Strong peak points and denseness of strong peak functions

Let $C_b(K)$ be the set of all bounded continuous (real or complex) functions on a complete metric space $K$ and $A$ a closed subspace of $C_b(K)$. Using the variational method, it is shown that the set of all strong peak functions in $A$ is dense if and only if the set of all strong peak points is a norming subset of $A$. As a corollary we show that if $X$ is a locally uniformly convex, complex Banach space, then the set of all strong peak functions in $\mathcal{A}(B_X)$ is a dense $G_\delta$ subset. Moreover if $X$ is separable, smooth and locally uniformly convex, then the set of all norm and numerical strong peak functions in $\mathcal{A}_u(B_X:X)$ is a dense $G_\delta$ subset.

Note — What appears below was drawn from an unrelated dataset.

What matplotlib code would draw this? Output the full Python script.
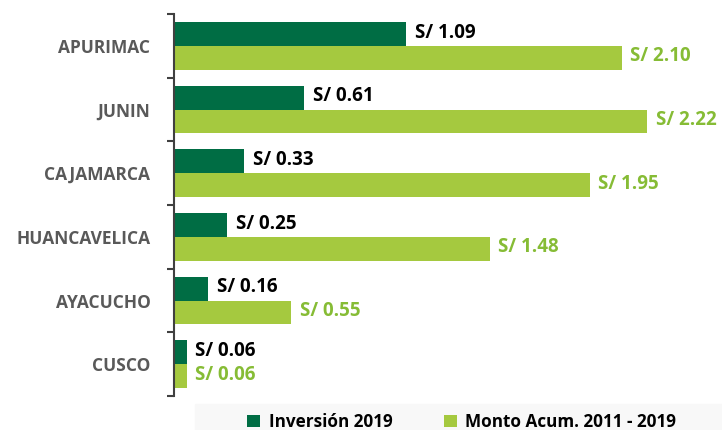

In case that a set of uniformly strongly exposed points of a (real or complex) Banach space $X$ is a norming subset of $\mathcal{P}({}^n X)$ for some $n\ge 1$, then the set of all strongly norm attaining elements in $\mathcal{P}({}^n X)$ is dense, in particular, the set of all points at which the norm of $\mathcal{P}({}^n X)$ is Fr\'echet differentiable is a dense $G_\delta$ subset.